Today I also found myself thinking about, and looking into articles on the meaning of the word “Aloha.” It too has suffered the same fate as Shalom. Aloha doesn’t mean hello and goodbye, it means—well, Aloha.
There seem to be about as many different ideas about how to interpret the word as there are articles about it on the internet, but the essence seems to be that it conveys an understanding of our place in the universe, and what that calls upon us to try to be. It conveys something like “my best self and my purest intentions greet your best self and your purest intentions.” It says “I see and honor you.” There’s something about the real and deeper meaning of the word that requires us to step up and be worthy of the wonderful privilege of life—to love our Mother Earth and to not squander our days or our gifts.
There’s something Hawaiians call the Aloha Spirit, but the word “spirit” is so often trivialized as well. We’re not talking rah-rah, or friskiness or any of the other things we might call “spirited.” Aloha Spirit calls up the deeper meaning of that most powerful of words, the force that as Wordsworth put it, “rolls through all things,” and is at the core of all our beings.

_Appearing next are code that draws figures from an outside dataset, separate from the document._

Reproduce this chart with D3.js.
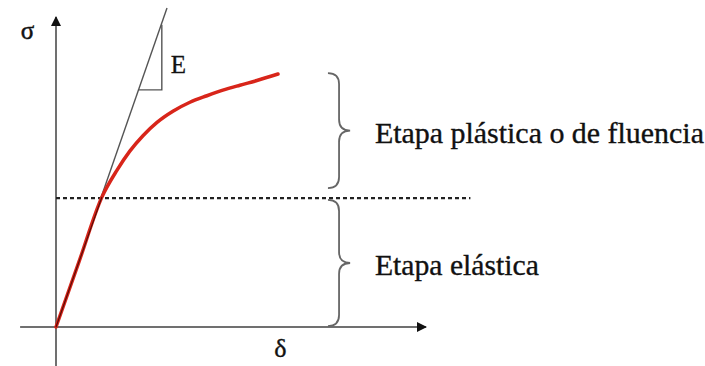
<!DOCTYPE html>
<html>
<head>
<meta charset="utf-8">
<script src="https://cdn.jsdelivr.net/npm/d3@7"></script>
<style>
  html, body { margin: 0; padding: 0; background: #fff; }
  svg { display: block; }
  text { font-family: "Liberation Serif", "Times New Roman", serif; fill: #111; }
</style>
</head>
<body>
<svg id="chart" width="705" height="366"></svg>
<script>
// ---- data (arbitrary units: δ on x, σ on y) ----
const curveDelta = [0, 6.2, 12.4, 16.5, 20, 23.5, 27.3, 31.6, 36.2, 40.8, 45.1, 49.7, 54.3, 60];
const curveSigma = [0, 21, 41.9, 50.6, 56.8, 61.7, 66.0, 69.6, 72.5, 74.6, 76.4, 78.0, 79.5, 81.6];
const tangentDelta = [0, 30];
const tangentSigma = [0, 102.9];
const triangleDelta = [22.2, 28.6, 28.6];
const triangleSigma = [76.5, 76.5, 97.5];
const yieldSigma = 41.6;
const yieldSpan = [0, 112];
const stageLabels = ["Etapa plástica o de fluencia", "Etapa elástica"];
const stageFrom = [44.8, 0.3];
const stageTo = [81.9, 41];
const axisLabels = ["σ", "δ", "E"];

const svg = d3.select("#chart");
const x = d3.scaleLinear().domain([0, 100]).range([56, 426]);
const y = d3.scaleLinear().domain([0, 100]).range([327, 17]);

// arrow marker
svg.append("defs").append("marker")
  .attr("id", "arr").attr("viewBox", "0 0 10 10")
  .attr("refX", 9).attr("refY", 5)
  .attr("markerWidth", 10).attr("markerHeight", 10)
  .attr("markerUnits", "userSpaceOnUse")
  .attr("orient", "auto")
  .append("path").attr("d", "M0,0 L10,5 L0,10 Z").attr("fill", "#111");

const axisColor = "#707070";
// vertical axis
svg.append("line")
  .attr("x1", x(0)).attr("x2", x(0))
  .attr("y1", y(-13)).attr("y2", y(100))
  .attr("stroke", axisColor).attr("stroke-width", 2)
  .attr("marker-end", "url(#arr)");
// horizontal axis
svg.append("line")
  .attr("x1", x(-9.7)).attr("x2", x(100))
  .attr("y1", y(0)).attr("y2", y(0))
  .attr("stroke", axisColor).attr("stroke-width", 2)
  .attr("marker-end", "url(#arr)");

// yield dashed line
svg.append("line")
  .attr("x1", x(yieldSpan[0])).attr("x2", x(yieldSpan[1]))
  .attr("y1", y(yieldSigma)).attr("y2", y(yieldSigma))
  .attr("stroke", "#222").attr("stroke-width", 2.2)
  .attr("stroke-dasharray", "4,3");

// tangent line (modulus E)
svg.append("line")
  .attr("x1", x(tangentDelta[0])).attr("x2", x(tangentDelta[1]))
  .attr("y1", y(tangentSigma[0])).attr("y2", y(tangentSigma[1]))
  .attr("stroke", "#555").attr("stroke-width", 1.4);

// triangle
const tri = triangleDelta.map((d, i) => [x(d), y(triangleSigma[i])]);
svg.append("path")
  .attr("d", d3.line()(tri))
  .attr("fill", "none").attr("stroke", "#555").attr("stroke-width", 1.4);

// stress-strain curve
const pts = curveDelta.map((d, i) => [d, curveSigma[i]]);
svg.append("path")
  .datum(pts)
  .attr("d", d3.line().x(d => x(d[0])).y(d => y(d[1])).curve(d3.curveMonotoneX))
  .attr("fill", "none").attr("stroke", "#d8251a").attr("stroke-width", 3.5)
  .attr("stroke-linecap", "round");
// darker core on the elastic part
svg.append("path")
  .datum(pts.slice(0, 3))
  .attr("d", d3.line().x(d => x(d[0])).y(d => y(d[1])))
  .attr("fill", "none").attr("stroke", "#5a0c06").attr("stroke-width", 1.2);

// braces
const braceX = 76.5, braceTip = 79.5, braceHook = 73.5;
function bracePath(a, b) {
  const xv = x(braceX), xt = x(braceTip), xh = x(braceHook);
  const top = y(b), bot = y(a), mid = (top + bot) / 2;
  const r = 11;
  return `M${xh},${top} Q${xv},${top} ${xv},${top + r} L${xv},${mid - r} Q${xv},${mid} ${xt},${mid}` +
         ` Q${xv},${mid} ${xv},${mid + r} L${xv},${bot - r} Q${xv},${bot} ${xh},${bot}`;
}
const labelWidths = [329, 164];
stageLabels.forEach((lab, i) => {
  svg.append("path")
    .attr("d", bracePath(stageFrom[i], stageTo[i]))
    .attr("fill", "none").attr("stroke", "#666").attr("stroke-width", 1.8);
  const mid = (y(stageFrom[i]) + y(stageTo[i])) / 2;
  svg.append("text")
    .attr("x", x(86.2)).attr("y", mid + 12)
    .attr("font-size", 29)
    .attr("textLength", labelWidths[i])
    .attr("lengthAdjust", "spacingAndGlyphs")
    .attr("stroke", "#111").attr("stroke-width", 0.35)
    .text(lab);
});

// axis labels
svg.append("text").attr("x", x(-9.5)).attr("y", y(93)).attr("font-size", 25)
  .attr("stroke", "#111").attr("stroke-width", 0.5).text(axisLabels[0]);
svg.append("text").attr("x", x(59)).attr("y", y(-9.8)).attr("font-size", 26)
  .attr("stroke", "#111").attr("stroke-width", 0.4).text(axisLabels[1]);
svg.append("text").attr("x", x(31)).attr("y", y(82)).attr("font-size", 25)
  .attr("stroke", "#111").attr("stroke-width", 0.3).text(axisLabels[2]);
</script>
</body>
</html>
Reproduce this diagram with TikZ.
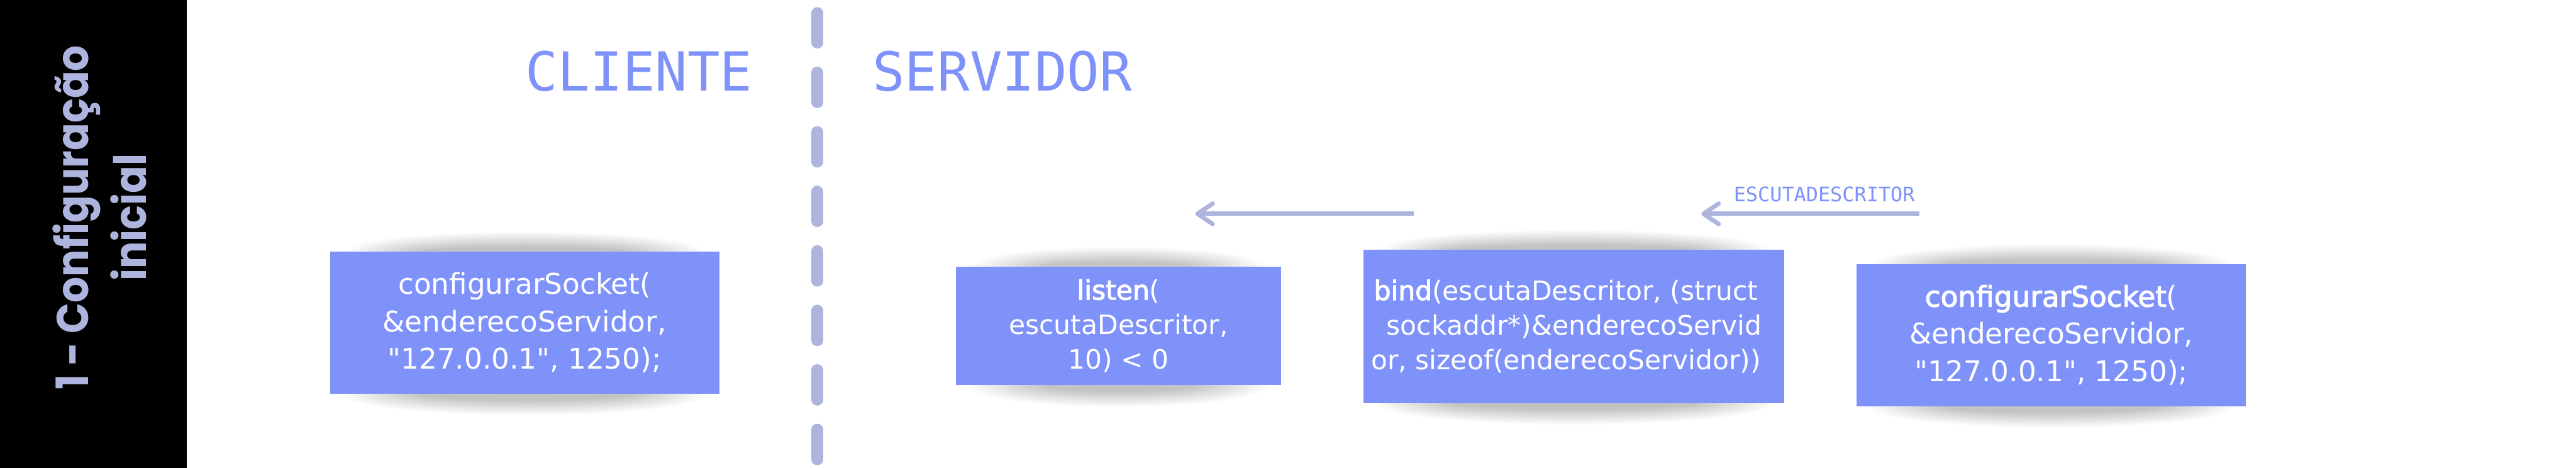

So while I am in Hawaii I am going to be mindful of this word and not just throw it around. If I say it, I am going to mean it the right way. I want to belong to it and it to me if I use it, as it does in the Aloha tradition indigenous Hawaiians did not allow to be lost, as it does for those who raised up the wonderful symbol of all their strengths in making Hokule’a a reality, and who built this beautiful culture it is my good fortune to glimpse.